Windows of infection: MRI reveals COVID-19-linked eye abnormalities – Diagnostic Imaging
Unusual eye findings have been reported in patients infected with COVID-19 from the early stages of the pandemic. However, there has been little published research about what the virus can actually do to the eyes. Using MRI, radiologists are seeing significant optical abnormalities in patients who have suffered severe viral disease, and investigators from the French Society of Neuroradiology (SFNR) have presented the first ocular MRI findings associated with COVID-19, which were recently published in Radiology.
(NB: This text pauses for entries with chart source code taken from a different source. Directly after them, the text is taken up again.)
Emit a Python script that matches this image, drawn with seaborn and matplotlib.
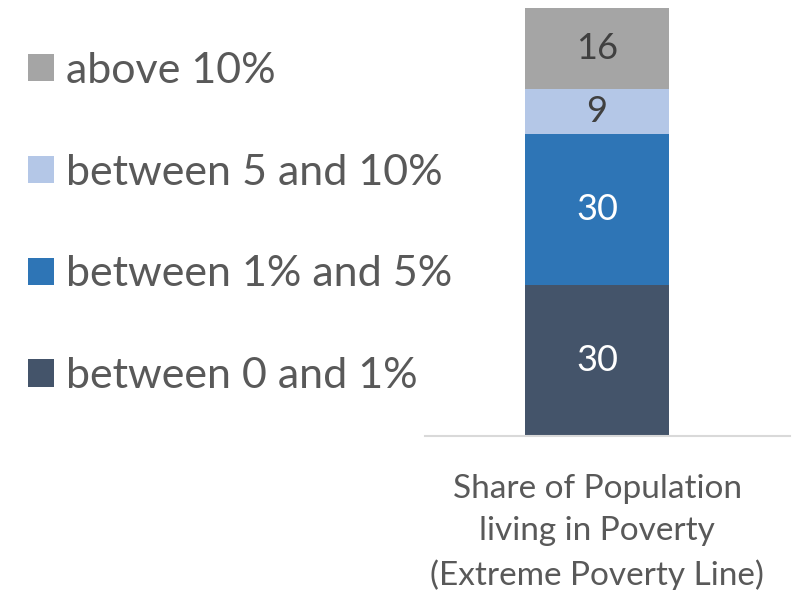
import matplotlib
matplotlib.use('Agg')
import matplotlib.pyplot as plt
import seaborn as sns
import pandas as pd
from matplotlib.patches import Patch

# Data (bottom to top of the stack)
category = 'Share of Population\nliving in Poverty\n(Extreme Poverty Line)'
series = ['between 0 and 1%', 'between 1% and 5%', 'between 5 and 10%', 'above 10%']
values = [30, 30, 9, 16]
colors = ['#44546A', '#2E75B6', '#B4C7E7', '#A5A5A5']
label_colors = ['white', 'white', '#404040', '#404040']

sns.set_style('white')
plt.rcParams['font.family'] = ['Lato', 'DejaVu Sans']

fig = plt.figure(figsize=(7.92, 5.90), dpi=100)
ax = fig.add_axes([0.537, 0.261, 0.46, 0.725])

# stacked bar: draw cumulative totals from the top down
cum = pd.Series(values).cumsum().tolist()
for i in reversed(range(len(values))):
    df = pd.DataFrame({'cat': [category], 'val': [cum[i]]})
    sns.barplot(data=df, x='cat', y='val', color=colors[i], saturation=1,
                width=0.4, ax=ax, linewidth=0)

# segment labels
for i, v in enumerate(values):
    mid = cum[i] - v / 2
    ax.text(0, mid, str(v), ha='center', va='center', fontsize=26,
            color=label_colors[i])

ax.set_xlim(-0.478, 0.536)
ax.set_ylim(0, 85)
ax.set_xlabel('')
ax.set_ylabel('')
ax.set_yticks([])
ax.tick_params(axis='x', length=0, pad=27, labelsize=24, labelcolor='#595959')
for t in ax.get_xticklabels():
    t.set_linespacing(1.52)
for s in ['top', 'right', 'left']:
    ax.spines[s].set_visible(False)
ax.spines['bottom'].set_color('#D9D9D9')
ax.spines['bottom'].set_linewidth(1.5)

handles = [Patch(facecolor=colors[i], edgecolor='none') for i in reversed(range(len(values)))]
labels = list(reversed(series))
fig.legend(handles, labels, loc='upper left', bbox_to_anchor=(0.035, 0.912),
           frameon=False, fontsize=31, labelcolor='#595959',
           handlelength=0.6, handleheight=0.6, handletextpad=0.3,
           labelspacing=1.48, borderpad=0, borderaxespad=0)

fig.savefig('out.png', dpi=100)
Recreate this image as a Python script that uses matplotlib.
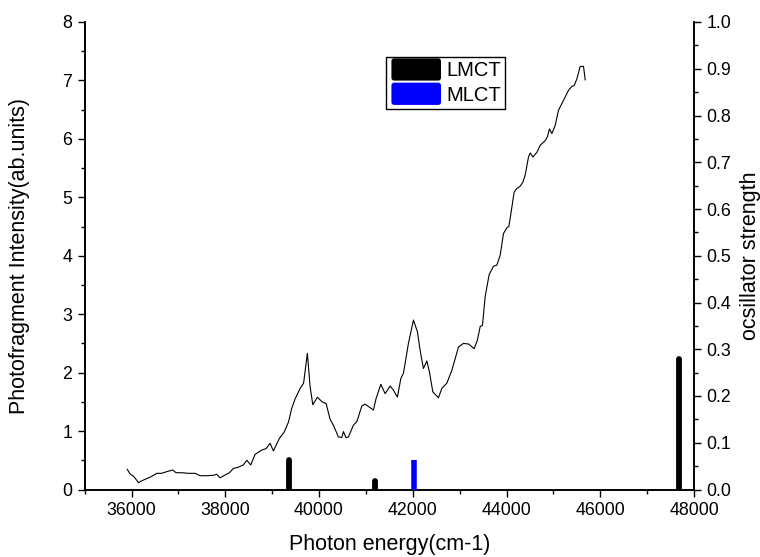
import matplotlib
matplotlib.use("Agg")
import matplotlib.pyplot as plt
from matplotlib.patches import FancyBboxPatch, Patch
from matplotlib.legend_handler import HandlerPatch
from matplotlib.ticker import MultipleLocator

plt.rcParams['font.family'] = ['Liberation Sans', 'DejaVu Sans']

# Photofragment spectrum
energy = [35909, 35967, 36037, 36080, 36148, 36195, 36287, 36394, 36464, 36537,
          36644, 36750, 36878, 36949, 37070, 37211, 37354, 37461, 37604, 37745,
          37818, 37888, 37995, 38087, 38172, 38272, 38385, 38458, 38543, 38635,
          38778, 38870, 38955, 39026, 39154, 39254, 39346, 39418, 39489, 39596,
          39670, 39751, 39809, 39867, 39965, 40065, 40151, 40236, 40306, 40413,
          40486, 40520, 40577, 40627, 40733, 40806, 40913, 40983, 41160, 41218,
          41318, 41410, 41517, 41587, 41672, 41745, 41801, 41907, 42014, 42099,
          42157, 42227, 42300, 42355, 42428, 42548, 42620, 42727, 42834, 42975,
          43081, 43188, 43310, 43380, 43438, 43487, 43544, 43630, 43722, 43794,
          43865, 43935, 44008, 44050, 44093, 44163, 44221, 44291, 44349, 44398,
          44469, 44505, 44563, 44648, 44718, 44825, 44874, 44917, 44968, 45038,
          45109, 45216, 45322, 45395, 45444, 45502, 45572, 45643, 45679]
intensity = [0.345, 0.265, 0.23, 0.19, 0.116, 0.14, 0.174, 0.21, 0.24, 0.277,
             0.277, 0.305, 0.333, 0.287, 0.287, 0.277, 0.277, 0.236, 0.236, 0.243,
             0.26, 0.20, 0.248, 0.287, 0.36, 0.38, 0.42, 0.50, 0.42, 0.60,
             0.675, 0.70, 0.79, 0.66, 0.875, 0.98, 1.15, 1.39, 1.55, 1.73,
             1.82, 2.33, 1.76, 1.45, 1.58, 1.50, 1.47, 1.20, 1.10, 0.90,
             0.89, 0.99, 0.885, 0.90, 1.10, 1.16, 1.43, 1.46, 1.36, 1.56,
             1.80, 1.64, 1.77, 1.70, 1.58, 1.90, 1.99, 2.50, 2.90, 2.70,
             2.38, 2.07, 2.20, 2.01, 1.67, 1.57, 1.73, 1.82, 2.04, 2.44,
             2.50, 2.49, 2.41, 2.56, 2.79, 2.81, 3.30, 3.68, 3.82, 3.84,
             4.01, 4.38, 4.48, 4.50, 4.72, 5.09, 5.15, 5.19, 5.26, 5.38,
             5.69, 5.76, 5.69, 5.77, 5.89, 5.97, 6.04, 6.17, 6.09, 6.23,
             6.49, 6.66, 6.83, 6.90, 6.91, 7.03, 7.24, 7.24, 7.01]

# Calculated transitions (oscillator strengths)
lmct_energy = [39350, 41200, 47680]
lmct_strength = [0.063, 0.018, 0.279]
mlct_energy = [42020]
mlct_strength = [0.063]

W, H = 760, 557
fig = plt.figure(figsize=(W / 100, H / 100), dpi=100)
ax = fig.add_axes([84.7 / W, 1 - 489.5 / H, (694 - 84.7) / W, (489.5 - 22) / H])

ax.plot(energy, intensity, color='black', lw=0.8)
ax.set_xlim(35000, 48000)
ax.set_ylim(0, 8)
ax.xaxis.set_minor_locator(MultipleLocator(1000))
ax.yaxis.set_major_locator(MultipleLocator(1))
ax.yaxis.set_minor_locator(MultipleLocator(0.5))
ax.set_xticks(range(36000, 48001, 2000))
ax.set_xticklabels([str(v) for v in range(36000, 48001, 2000)])
ax.set_xlabel('Photon energy(cm-1)', fontsize=15.5, labelpad=11)
ax.set_ylabel('Photofragment Intensity(ab.units)', fontsize=15.5, labelpad=23)

ax2 = ax.twinx()
ax2.set_ylim(0, 1.0)
ax2.yaxis.set_major_locator(MultipleLocator(0.1))
ax2.yaxis.set_minor_locator(MultipleLocator(0.05))
ax2.set_ylabel('ocsillator strength', fontsize=15.5, labelpad=6)

ax2.vlines(lmct_energy, 0, lmct_strength, colors='black', lw=4.2,
           capstyle='round', zorder=3)
ax2.vlines(mlct_energy, 0, mlct_strength, colors='#0000ff', lw=4.0,
           capstyle='butt', zorder=3)

for a in (ax, ax2):
    a.tick_params(which='major', direction='out', length=5, width=1.0,
                  labelsize=12.8, pad=4)
    a.tick_params(which='minor', direction='out', length=3, width=1.0)
    for s in a.spines.values():
        s.set_linewidth(1.2)
ax.spines['top'].set_visible(False)
ax2.spines['top'].set_visible(False)
ax.tick_params(axis='y', which='both', right=False)


class RoundHandler(HandlerPatch):
    def create_artists(self, legend, orig_handle, xdescent, ydescent,
                       width, height, fontsize, trans):
        p = FancyBboxPatch((-xdescent + 1, -ydescent - 2), width - 2, height + 4,
                           boxstyle='round,pad=0,rounding_size=2',
                           facecolor=orig_handle.get_facecolor(),
                           edgecolor='none', transform=trans)
        return [p]


handles = [Patch(facecolor='black', label='LMCT'),
           Patch(facecolor='#0000ff', label='MLCT')]
leg = ax2.legend(handles=handles, loc='upper left',
                 bbox_to_anchor=(0.4945, 0.925), fontsize=14.5,
                 frameon=True, fancybox=False, edgecolor='black',
                 framealpha=1, borderpad=0.2, handlelength=2.6,
                 handleheight=0.9, handletextpad=0.2, labelspacing=0.25,
                 borderaxespad=0, handler_map={Patch: RoundHandler()})
leg.get_frame().set_linewidth(1.0)

fig.savefig('out.png', dpi=100)
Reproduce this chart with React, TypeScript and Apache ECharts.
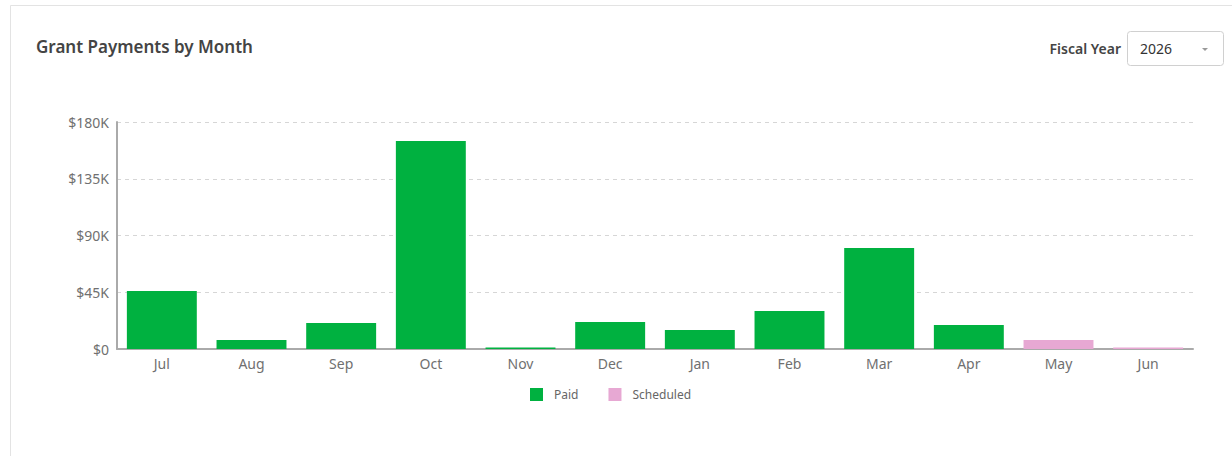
import React, { useEffect, useRef } from "react";
import * as echarts from "echarts";

const months = ["Jul", "Aug", "Sep", "Oct", "Nov", "Dec", "Jan", "Feb", "Mar", "Apr", "May", "Jun"];
const paid = [46000, 7100, 20600, 164900, 1200, 21400, 15100, 30100, 80100, 19000, null, null];
const scheduled = [null, null, null, null, null, null, null, null, null, null, 7100, 1200];
const yTicks = [0, 45000, 90000, 135000, 180000];
const fiscalYear = "2026";

const FONT = "'Noto Sans', 'Open Sans', sans-serif";

export default function App() {
  const ref = useRef<HTMLDivElement>(null);
  useEffect(() => {
    if (!ref.current) return;
    const chart = echarts.init(ref.current, null, { renderer: "svg" });
    chart.setOption({
      animation: false,
      backgroundColor: "#ffffff",
      textStyle: { fontFamily: FONT },
      graphic: [
        {
          type: "rect",
          shape: { x: 10.5, y: 5.5, width: 1240, height: 470 },
          style: { fill: "#fff", stroke: "#e3e3e3", lineWidth: 1 },
          z: -10,
        },
        {
          type: "text",
          x: 36,
          y: 46,
          style: {
            text: "Grant Payments by Month",
            font: `600 17px ${FONT}`,
            fill: "#444444",
            verticalAlign: "middle",
          },
        },
        {
          type: "text",
          x: 1121,
          y: 48,
          style: {
            text: "Fiscal Year",
            font: `600 14px ${FONT}`,
            fill: "#444444",
            align: "right",
            verticalAlign: "middle",
          },
        },
        {
          type: "rect",
          shape: { x: 1127.5, y: 31.5, width: 96, height: 34, r: 3 },
          style: { fill: "#fff", stroke: "#d0d0d0", lineWidth: 1 },
        },
        {
          type: "text",
          x: 1140,
          y: 48,
          style: {
            text: fiscalYear,
            font: `14px ${FONT}`,
            fill: "#333",
            verticalAlign: "middle",
          },
        },
        {
          type: "polygon",
          shape: { points: [[1202, 48], [1208, 48], [1205, 51]] },
          style: { fill: "#999" },
        },
      ],
      grid: { left: 117, right: 39, top: 122, bottom: 107, containLabel: false },
      legend: {
        left: 525,
        top: 383,
        itemWidth: 13,
        itemHeight: 13,
        itemGap: 30,
        icon: "rect",
        textStyle: { fontSize: 12, color: "#666", fontFamily: FONT, padding: [0, 0, 0, 6] },
        data: ["Paid", "Scheduled"],
      },
      xAxis: {
        type: "category",
        data: months,
        axisLine: { show: true, lineStyle: { color: "#aaaaaa", width: 2 } },
        axisTick: { show: false },
        axisLabel: { color: "#707070", fontSize: 14, margin: 7, fontFamily: FONT },
      },
      yAxis: {
        type: "value",
        min: yTicks[0],
        max: yTicks[yTicks.length - 1],
        interval: yTicks[1] - yTicks[0],
        axisLine: { show: true, lineStyle: { color: "#aaaaaa", width: 2 } },
        axisTick: { show: false },
        axisLabel: {
          color: "#707070",
          fontSize: 14,
          margin: 8,
          fontFamily: FONT,
          formatter: (v: number) => (v === 0 ? "$0" : "$" + v / 1000 + "K"),
        },
        splitLine: { show: true, lineStyle: { color: "#d6d6d6", type: [4, 4] } },
      },
      series: [
        {
          name: "Paid",
          type: "bar",
          stack: "total",
          data: paid,
          barCategoryGap: "22%",
          itemStyle: { color: "#00b140" },
        },
        {
          name: "Scheduled",
          type: "bar",
          stack: "total",
          data: scheduled,
          barCategoryGap: "22%",
          itemStyle: { color: "#e7a8d3" },
        },
      ],
    });
    return () => chart.dispose();
  }, []);
  return (
    <div
      ref={ref}
      style={{ position: "absolute", left: 0, top: 0, width: 1232, height: 456 }}
    />
  );
}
A new study shows how digital breast tomosynthesis (DBT) scanners can also be used to perform bone density measurements. Researchers at Henry Ford Health System in the U.S. conducted a study to explore the feasibility of using DBT devices for digital wrist tomosynthesis (DWT) to measure bone mineral density (BMD), cortical bone thickness and microstructural properties of the wrist bone. The results published in Bone showed that measurements from DWT imaging with a DBT scanner were highly repeatable.
Radiological images confirm ‘COVID-19 can cause the body to attack itself’ – Axis Imaging News
Though muscle soreness and achy joints are common symptoms among COVID-19 patients, some symptoms are more severe, long lasting and even unusual—including rheumatoid arthritis flares, autoimmune myositis or “COVID toes.” For the first time, research has confirmed and illustrated the causes of these symptoms through radiological imaging. “We’ve realized that the COVID virus can trigger the body to attack itself in different ways, which may lead to rheumatological issues that require lifelong management,” says one researcher in a study to be published in the journal Skeletal Radiology.
Family medicine residents have trouble accurately diagnosing common emergency conditions on chest X-rays compared to radiologists-in-training, according to survey results in a BMC Family Practice. Responses from more than 200 physicians revealed family medicine practitioners were more than 30 percentage points less accurate than radiologists, and researchers believe these front-line doctors need assistance, during both medical school and clinical practice.